If type & 0x8000 != 0, the associated operator is a “Time Distributed” operator and tensors and inner_tensors fields should be used to retrieve all of the tensors: [I], [O], [W] and [S] lists (see “Node-by-node inspection” section).

Warning

inner_tensors field is always NULL and the most significant bit of type is not updated when the call-back is called.

ai_platform_observer_node_info()

ai_bool ai_platform_observer_node_info(
    ai_handle network, ai_observer_node *node_info);

This function populates the referenced ai_observer_node structure to retrieve the node and associated tensor attributes. Requested node index is defined through the node_info.c_idx field. If the network parameter is not a valid network instance or the index is out-of-range, ai_false is returned.

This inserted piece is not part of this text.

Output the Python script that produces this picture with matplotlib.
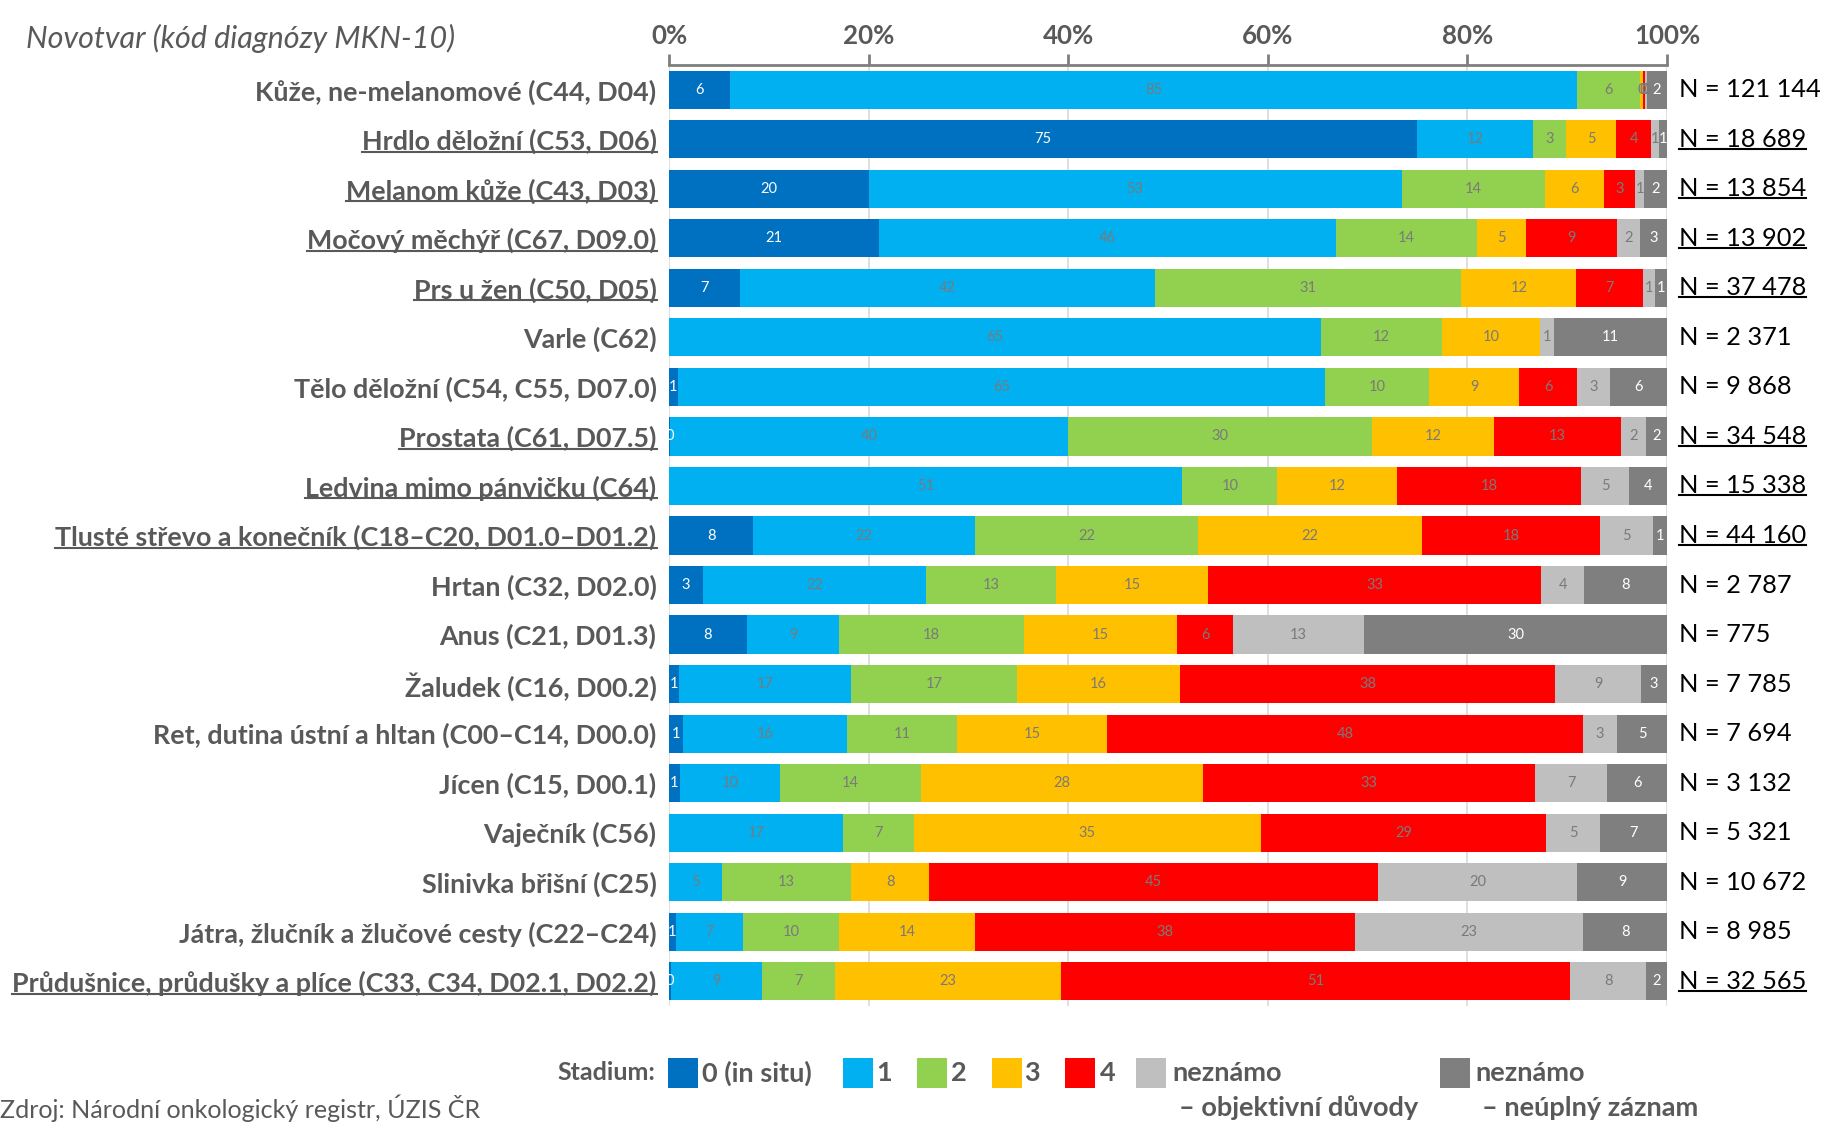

ai_platform_observer_register()

ai_bool ai_platform_observer_register(
    ai_handle network,
    ai_observer_node_cb cb,
    ai_handle cookie,
    ai_u32 flags););

This function registers an user call-back function. Only one call-back can be registered a time for a given network instance.

  • cb pointer of an user callback function (see “User call-back registration” code snippet)
  • cookie reference of an user context/object which is returned without modification.
  • flags bit-wise mask to indicate the type of requested events.
flags event type
AI_OBSERVER_INIT_EVT initialization (at the end of the call of ai_<name>_init())
AI_OBSERVER_PRE_EVT before the execution of the kernel (during the call of ai_<name>_run())
AI_OBSERVER_POST_EVT after the execution of the kernel (during the call of ai_<name>_run())
typedef ai_u32 (*ai_observer_node_cb)(const ai_handle cookie,
    const ai_u32 flags,
    const ai_observer_node *node)

When the call-back is called, the previous 'flags' event types are extended with the following values:

flags event type
AI_OBSERVER_FIRST_EVT event related to the first node.
AI_OBSERVER_LAST_EVT event related to the last node.

ai_platform_observer_unregister()

ai_bool ai_platform_observer_unregister(ai_handle network,
    ai_observer_node_cb cb, ai_handle cookie);

This function un-registers the registered user call-back function. The 'cb' pointer used to register it should be used.